I then saw Jo Fraser Wise. I won’t go into the detail here but her phone had crapped out. Keeley (who I must apologise to for calling Kimberley on the Podcast) was trying to help, and my discoverable portable hotspot didn’t work either. You can read about her adventure here.
And all that palaver before a godawful nights sleep where every zip, toilet door slam, fart, snore, word and then torrential rainstorm kept me from sleeping.
Day Two
People were surfacing at 4.30am. I listened to their plans the night before and 6 became 5 then 4.30 was agreed upon. It meant I scrounged 3 hours sleep from midnight until then but fine, it is what it is. I packed up everything as people stumbled like zombies to the shower units and toilets, tooth brush in mouth, bed head, or rather tent head, and a faraway stare. I dressed in the day 2 kit, including my waterproof, as it was cold, damp and dewy. And then I was out, bag dropped, a bacon and hash brown roll and a cup of tea in the tent and ready to go with the first runners at 6.

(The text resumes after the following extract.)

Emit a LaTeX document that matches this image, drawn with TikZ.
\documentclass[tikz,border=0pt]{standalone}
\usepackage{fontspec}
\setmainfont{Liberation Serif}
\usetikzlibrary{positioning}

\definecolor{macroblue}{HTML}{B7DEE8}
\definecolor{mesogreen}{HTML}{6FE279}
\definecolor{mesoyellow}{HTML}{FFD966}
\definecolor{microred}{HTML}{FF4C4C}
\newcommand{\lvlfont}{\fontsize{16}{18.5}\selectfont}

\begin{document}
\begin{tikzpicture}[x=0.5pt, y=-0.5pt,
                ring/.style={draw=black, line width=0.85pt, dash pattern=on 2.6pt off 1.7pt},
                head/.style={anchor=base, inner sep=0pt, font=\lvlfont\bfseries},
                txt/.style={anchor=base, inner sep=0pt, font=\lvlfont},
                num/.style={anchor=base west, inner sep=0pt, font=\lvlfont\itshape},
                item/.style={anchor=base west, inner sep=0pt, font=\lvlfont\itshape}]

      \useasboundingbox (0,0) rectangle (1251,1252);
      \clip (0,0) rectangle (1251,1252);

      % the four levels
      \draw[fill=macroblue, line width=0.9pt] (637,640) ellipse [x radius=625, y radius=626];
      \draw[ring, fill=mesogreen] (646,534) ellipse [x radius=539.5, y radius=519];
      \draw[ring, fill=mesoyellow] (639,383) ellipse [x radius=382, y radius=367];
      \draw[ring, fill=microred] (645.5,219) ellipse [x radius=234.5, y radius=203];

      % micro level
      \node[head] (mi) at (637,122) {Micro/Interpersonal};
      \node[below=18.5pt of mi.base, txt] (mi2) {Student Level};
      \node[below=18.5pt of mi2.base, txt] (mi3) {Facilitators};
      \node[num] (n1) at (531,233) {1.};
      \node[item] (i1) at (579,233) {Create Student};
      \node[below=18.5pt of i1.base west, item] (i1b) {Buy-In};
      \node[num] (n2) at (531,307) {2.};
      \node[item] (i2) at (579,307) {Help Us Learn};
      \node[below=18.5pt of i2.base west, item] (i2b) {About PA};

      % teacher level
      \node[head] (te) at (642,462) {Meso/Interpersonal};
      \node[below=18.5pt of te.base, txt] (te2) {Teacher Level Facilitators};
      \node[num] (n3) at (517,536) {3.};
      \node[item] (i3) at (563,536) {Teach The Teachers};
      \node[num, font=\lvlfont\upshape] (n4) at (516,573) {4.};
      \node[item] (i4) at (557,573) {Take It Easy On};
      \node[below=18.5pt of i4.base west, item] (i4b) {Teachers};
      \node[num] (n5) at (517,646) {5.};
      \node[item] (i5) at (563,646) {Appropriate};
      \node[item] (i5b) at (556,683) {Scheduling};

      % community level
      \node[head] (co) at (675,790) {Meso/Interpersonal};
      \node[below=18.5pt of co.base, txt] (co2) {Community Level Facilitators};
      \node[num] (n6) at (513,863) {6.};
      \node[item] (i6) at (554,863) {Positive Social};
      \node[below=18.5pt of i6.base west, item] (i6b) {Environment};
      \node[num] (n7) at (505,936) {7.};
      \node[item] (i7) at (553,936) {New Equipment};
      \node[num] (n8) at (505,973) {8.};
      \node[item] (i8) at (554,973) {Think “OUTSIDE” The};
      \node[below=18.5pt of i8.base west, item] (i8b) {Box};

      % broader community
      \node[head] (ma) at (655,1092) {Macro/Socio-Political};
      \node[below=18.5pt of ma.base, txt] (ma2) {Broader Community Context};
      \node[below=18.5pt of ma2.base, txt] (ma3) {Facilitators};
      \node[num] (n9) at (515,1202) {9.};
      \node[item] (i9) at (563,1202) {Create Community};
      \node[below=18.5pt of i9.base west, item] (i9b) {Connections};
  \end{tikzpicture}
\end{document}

I knew it would be a 50K and it would end at the Cathedral. The rest was a plod as a fog descended and a Scottish runner, resplendent in his kilt, taped silver electrical tape around his shoes by the side of the road before stumbling headlong into the misty haze.
I just kept going, even in the face of adversity. My feet, you see, had swollen overnight as the tents were set up on a slope. I know, right? My feet looked even more like Hobbit feet now. With the torrential rain overnight I erred on the side of caution and wore the On trail shoes. This was a partial mistake. I say partial because they were good on some slippery downhills, especially those on chalk but, and I mean this, they squeaked on the road so much people would laugh, and they were uncomfortable. At one point, just to give my feet some respite, I stopped and took out the insoles. And that extra couple of millimetres of room made one hell of a difference. It got me to the end, and all the way to Winchester Cathedral, and my photo op with the King.
The Bling
Pretty good. Am glad I did it.
Summary
I was very disappointed with the distance of day one. But overall I beat my double marathon PB (from Race to the Tower 2018) by two clear hours. That is good. I hated the camping and by the time my train pulled into Waterloo I had cancelled the second half of Race to the Stones, so I would be just running 50K on day one from Lewknor to Didcot, and booked hotels for either side and overnight at the South Coast Challenge in September. Fuck camping.
The Race to the King 2021 was better by far that 2016 inasmuch as I knew what I was doing. I run trail all the time now. Multiday races and long, long, days on my feet in the woods and hills make up most of my racing year. When your shoes make your feet hurt, the food is so disgusting you have to throw it away to stop yourself throwing up, you have no sleep, one of the two marathons is no longer a marathon, but you can still cross that finish line with a smile? Well, that makes it all worth it. It shows you who you are and what you have become.
WOULD I RECOMMEND THE RACE TO THE KING? YES
WOULD I RUN THE RACE TO THE KING AGAIN? NO
NEXT UP: SERPENT TRAIL
And you can listen to the Race to the King 2021 Podcast here on Apple podcasts and Buzzsprout.
Great write up, 👍. Hoping to do day 2 of RTTS if achilles plays ball.
Consider changing the phrase “like a Jewish foreskin” to “like a whippet” or something less likely to offend. Your blog, of course, but in 2021 it hits a bum note in my humble opinion.